--- Begin COLLECTED DATA ---

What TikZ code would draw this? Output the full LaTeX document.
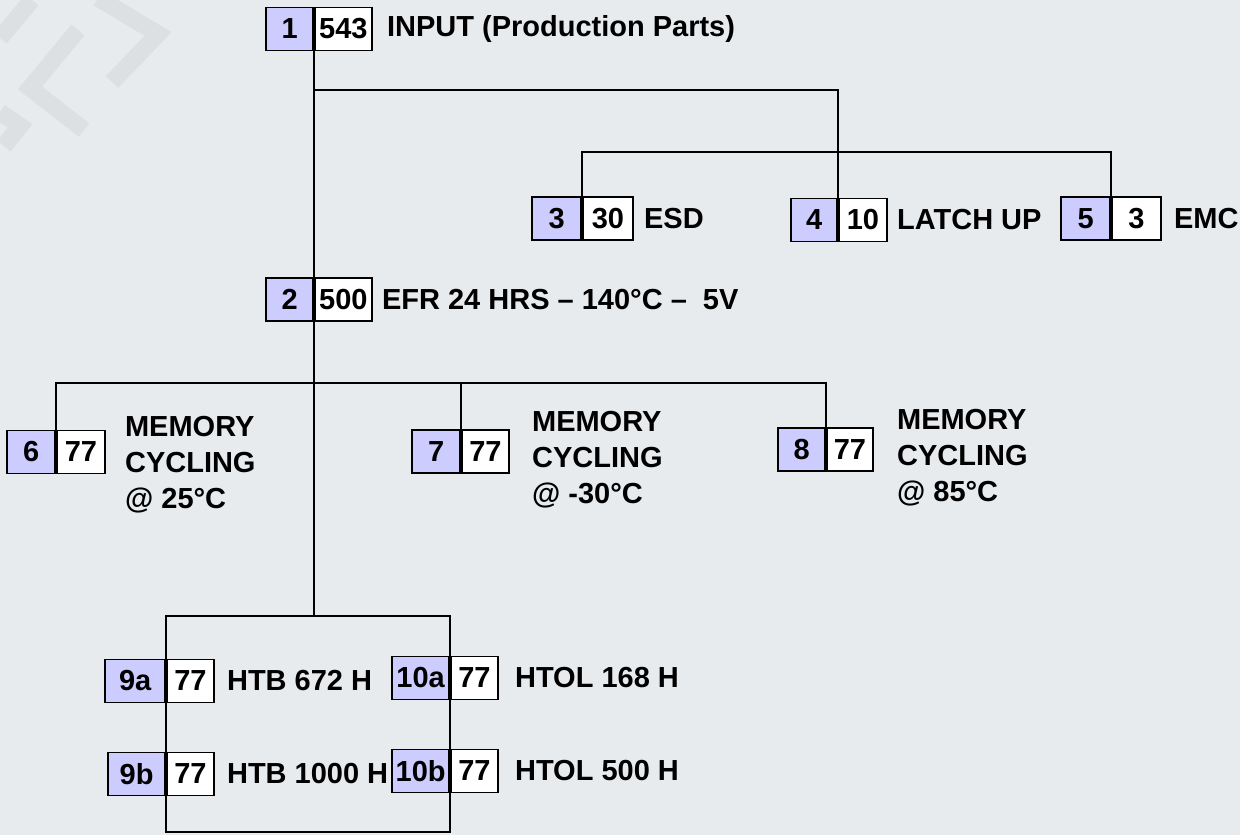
\documentclass[tikz,border=0pt]{standalone}
\usepackage{fontspec}
\setmainfont{Liberation Sans}
\usepackage{xcolor}
\usetikzlibrary{calc,positioning}
\definecolor{paper}{HTML}{E8EBEE}
\definecolor{idblue}{HTML}{CCCCFF}
\definecolor{logo}{HTML}{DDE0E3}
\tikzset{
  wire/.style={draw=black,line width=1.1pt},
  base/.style={draw=black,line width=1pt,minimum height=0.86cm,inner sep=0pt,text=black},
  idbox/.style={base,fill=idblue,minimum width=0.96cm},
  cntbox/.style={base,fill=white,minimum width=0.98cm,anchor=west},
  desc/.style={inner sep=0pt,anchor=west,align=left},
  logostroke/.style={draw=logo,line width=0.34cm}
}

\begin{document}
\begin{tikzpicture}[x=0.02cm,y=-0.02cm,font=\fontsize{16.5}{20.5}\selectfont\bfseries]
  \useasboundingbox (0,0) rectangle (1240,835);
  \fill[paper] (0,0) rectangle (1240,835);
  % faint logo in the corner
  \draw[logostroke] (78,30)--(30,88)--(84,130);
  \draw[logostroke] (98,-2)--(158,34)--(112,82);
  \draw[logostroke] (0,38)--(32,0);
  \draw[logostroke] (0,112)--(20,126)--(4,146);
  % bus heights
  \coordinate (bar0) at (0,90);
  \coordinate (bar1) at (0,152);
  \coordinate (bar2) at (0,383);
  \coordinate (bar3) at (0,616);
  \coordinate (bar4) at (0,832);
  % input and EFR
  \node[cntbox,minimum width=1.14cm] (c1) at (314,29) {543};
  \node[idbox,minimum width=0.94cm,left=0pt of c1] (n1) {1};
  \node[desc,right=0.28cm of c1] (t1) {INPUT (Production Parts)};
  \node[cntbox,minimum width=1.14cm] (c2) at (314,299.5) {500};
  \node[idbox,minimum width=0.94cm,left=0pt of c2] (n2) {2};
  \node[desc,right=0.18cm of c2] (t2) {EFR 24 HRS -- 140°C --\ \ 5V};
  % ESD, latch up, EMC
  \node[cntbox,minimum width=1.0cm] (c3) at (582,218.5) {30};
  \node[idbox,minimum width=0.98cm,left=0pt of c3] (n3) {3};
  \node[desc,right=0.2cm of c3] (t3) {ESD};
  \node[cntbox,minimum width=0.96cm] (c4) at (838,220) {10};
  \node[idbox,minimum width=0.92cm,left=0pt of c4] (n4) {4};
  \node[desc,right=0.18cm of c4] (t4) {LATCH UP};
  \node[cntbox] (c5) at (1111,218.5) {3};
  \node[idbox,minimum width=0.98cm,left=0pt of c5] (n5) {5};
  \node[desc,right=0.24cm of c5] (t5) {EMC};
  % memory cycling
  \node[cntbox,minimum width=0.96cm] (c6) at (56,452) {77};
  \node[idbox,left=0pt of c6] (n6) {6};
  \node[desc,right=0.38cm of c6,yshift=-0.26cm] (t6) {MEMORY\\CYCLING\\@ 25°C};
  \node[cntbox,minimum width=0.94cm] (c7) at (461,451.5) {77};
  \node[idbox,left=0pt of c7] (n7) {7};
  \node[desc,right=0.44cm of c7,yshift=-0.17cm] (t7) {MEMORY\\CYCLING\\@ -30°C};
  \node[cntbox,minimum width=0.92cm] (c8) at (826,449.5) {77};
  \node[idbox,minimum width=0.94cm,left=0pt of c8] (n8) {8};
  \node[desc,right=0.46cm of c8,yshift=-0.17cm] (t8) {MEMORY\\CYCLING\\@ 85°C};
  % HTB and HTOL
  \node[cntbox,minimum width=0.94cm] (c9a) at (166,681) {77};
  \node[idbox,minimum width=1.2cm,left=0pt of c9a] (n9a) {9a};
  \node[desc,right=0.24cm of c9a] (t9a) {HTB 672 H};
  \node[cntbox,minimum width=0.94cm] (c10a) at (450,678) {77};
  \node[idbox,minimum width=1.14cm,left=0pt of c10a] (n10a) {10a};
  \node[desc,right=0.32cm of c10a] (t10a) {HTOL 168 H};
  \node[cntbox,minimum width=0.94cm] (c9b) at (166,774) {77};
  \node[idbox,minimum width=1.14cm,left=0pt of c9b] (n9b) {9b};
  \node[desc,right=0.24cm of c9b] (t9b) {HTB 1000 H};
  \node[cntbox,minimum width=0.94cm] (c10b) at (450,771) {77};
  \node[idbox,minimum width=1.14cm,left=0pt of c10b] (n10b) {10b};
  \node[desc,right=0.32cm of c10b] (t10b) {HTOL 500 H};
  % connectors
  \draw[wire] (c1.south west)--(c2.north west);
  \draw[wire] (c1.south west |- bar0)--(c4.north west |- bar0)--(c4.north west);
  \draw[wire] (c3.north west)--(c3.north west |- bar1)--(c5.north west |- bar1)--(c5.north west);
  \draw[wire] (c2.south west)--(c2.south west |- bar3);
  \draw[wire] (c6.north west)--(c6.north west |- bar2)--(c8.north west |- bar2)--(c8.north west);
  \draw[wire] (c7.north west)--(c7.north west |- bar2);
  \draw[wire] (c9a.north west)--(c9a.north west |- bar3)--(c10a.north west |- bar3)--(c10a.north west);
  \draw[wire] (c9a.south west)--(c9b.north west);
  \draw[wire] (c10a.south west)--(c10b.north west);
  \draw[wire] (c9b.south west)--(c9b.south west |- bar4)--(c10b.south west |- bar4)--(c10b.south west);
\end{tikzpicture}
\end{document}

--- End COLLECTED DATA ---

Copy the data exactly. Any picture it contains is to be omitted.

ANSWER TO THE PROBLEM =
What TikZ code would draw this? Output the full LaTeX document.
\documentclass[tikz,border=0pt]{standalone}
\usepackage{fontspec}
\setmainfont{Liberation Sans}
\usepackage{xcolor}
\usetikzlibrary{calc,positioning}
\definecolor{paper}{HTML}{E8EBEE}
\definecolor{idblue}{HTML}{CCCCFF}
\definecolor{logo}{HTML}{DDE0E3}
\tikzset{
  wire/.style={draw=black,line width=1.1pt},
  base/.style={draw=black,line width=1pt,minimum height=0.86cm,inner sep=0pt,text=black},
  idbox/.style={base,fill=idblue,minimum width=0.96cm},
  cntbox/.style={base,fill=white,minimum width=0.98cm,anchor=west},
  desc/.style={inner sep=0pt,anchor=west,align=left},
  logostroke/.style={draw=logo,line width=0.34cm}
}

\begin{document}
\begin{tikzpicture}[x=0.02cm,y=-0.02cm,font=\fontsize{16.5}{20.5}\selectfont\bfseries]
  \useasboundingbox (0,0) rectangle (1240,835);
  \fill[paper] (0,0) rectangle (1240,835);
  % faint logo in the corner
  \draw[logostroke] (78,30)--(30,88)--(84,130);
  \draw[logostroke] (98,-2)--(158,34)--(112,82);
  \draw[logostroke] (0,38)--(32,0);
  \draw[logostroke] (0,112)--(20,126)--(4,146);
  % bus heights
  \coordinate (bar0) at (0,90);
  \coordinate (bar1) at (0,152);
  \coordinate (bar2) at (0,383);
  \coordinate (bar3) at (0,616);
  \coordinate (bar4) at (0,832);
  % input and EFR
  \node[cntbox,minimum width=1.14cm] (c1) at (314,29) {543};
  \node[idbox,minimum width=0.94cm,left=0pt of c1] (n1) {1};
  \node[desc,right=0.28cm of c1] (t1) {INPUT (Production Parts)};
  \node[cntbox,minimum width=1.14cm] (c2) at (314,299.5) {500};
  \node[idbox,minimum width=0.94cm,left=0pt of c2] (n2) {2};
  \node[desc,right=0.18cm of c2] (t2) {EFR 24 HRS -- 140°C --\ \ 5V};
  % ESD, latch up, EMC
  \node[cntbox,minimum width=1.0cm] (c3) at (582,218.5) {30};
  \node[idbox,minimum width=0.98cm,left=0pt of c3] (n3) {3};
  \node[desc,right=0.2cm of c3] (t3) {ESD};
  \node[cntbox,minimum width=0.96cm] (c4) at (838,220) {10};
  \node[idbox,minimum width=0.92cm,left=0pt of c4] (n4) {4};
  \node[desc,right=0.18cm of c4] (t4) {LATCH UP};
  \node[cntbox] (c5) at (1111,218.5) {3};
  \node[idbox,minimum width=0.98cm,left=0pt of c5] (n5) {5};
  \node[desc,right=0.24cm of c5] (t5) {EMC};
  % memory cycling
  \node[cntbox,minimum width=0.96cm] (c6) at (56,452) {77};
  \node[idbox,left=0pt of c6] (n6) {6};
  \node[desc,right=0.38cm of c6,yshift=-0.26cm] (t6) {MEMORY\\CYCLING\\@ 25°C};
  \node[cntbox,minimum width=0.94cm] (c7) at (461,451.5) {77};
  \node[idbox,left=0pt of c7] (n7) {7};
  \node[desc,right=0.44cm of c7,yshift=-0.17cm] (t7) {MEMORY\\CYCLING\\@ -30°C};
  \node[cntbox,minimum width=0.92cm] (c8) at (826,449.5) {77};
  \node[idbox,minimum width=0.94cm,left=0pt of c8] (n8) {8};
  \node[desc,right=0.46cm of c8,yshift=-0.17cm] (t8) {MEMORY\\CYCLING\\@ 85°C};
  % HTB and HTOL
  \node[cntbox,minimum width=0.94cm] (c9a) at (166,681) {77};
  \node[idbox,minimum width=1.2cm,left=0pt of c9a] (n9a) {9a};
  \node[desc,right=0.24cm of c9a] (t9a) {HTB 672 H};
  \node[cntbox,minimum width=0.94cm] (c10a) at (450,678) {77};
  \node[idbox,minimum width=1.14cm,left=0pt of c10a] (n10a) {10a};
  \node[desc,right=0.32cm of c10a] (t10a) {HTOL 168 H};
  \node[cntbox,minimum width=0.94cm] (c9b) at (166,774) {77};
  \node[idbox,minimum width=1.14cm,left=0pt of c9b] (n9b) {9b};
  \node[desc,right=0.24cm of c9b] (t9b) {HTB 1000 H};
  \node[cntbox,minimum width=0.94cm] (c10b) at (450,771) {77};
  \node[idbox,minimum width=1.14cm,left=0pt of c10b] (n10b) {10b};
  \node[desc,right=0.32cm of c10b] (t10b) {HTOL 500 H};
  % connectors
  \draw[wire] (c1.south west)--(c2.north west);
  \draw[wire] (c1.south west |- bar0)--(c4.north west |- bar0)--(c4.north west);
  \draw[wire] (c3.north west)--(c3.north west |- bar1)--(c5.north west |- bar1)--(c5.north west);
  \draw[wire] (c2.south west)--(c2.south west |- bar3);
  \draw[wire] (c6.north west)--(c6.north west |- bar2)--(c8.north west |- bar2)--(c8.north west);
  \draw[wire] (c7.north west)--(c7.north west |- bar2);
  \draw[wire] (c9a.north west)--(c9a.north west |- bar3)--(c10a.north west |- bar3)--(c10a.north west);
  \draw[wire] (c9a.south west)--(c9b.north west);
  \draw[wire] (c10a.south west)--(c10b.north west);
  \draw[wire] (c9b.south west)--(c9b.south west |- bar4)--(c10b.south west |- bar4)--(c10b.south west);
\end{tikzpicture}
\end{document}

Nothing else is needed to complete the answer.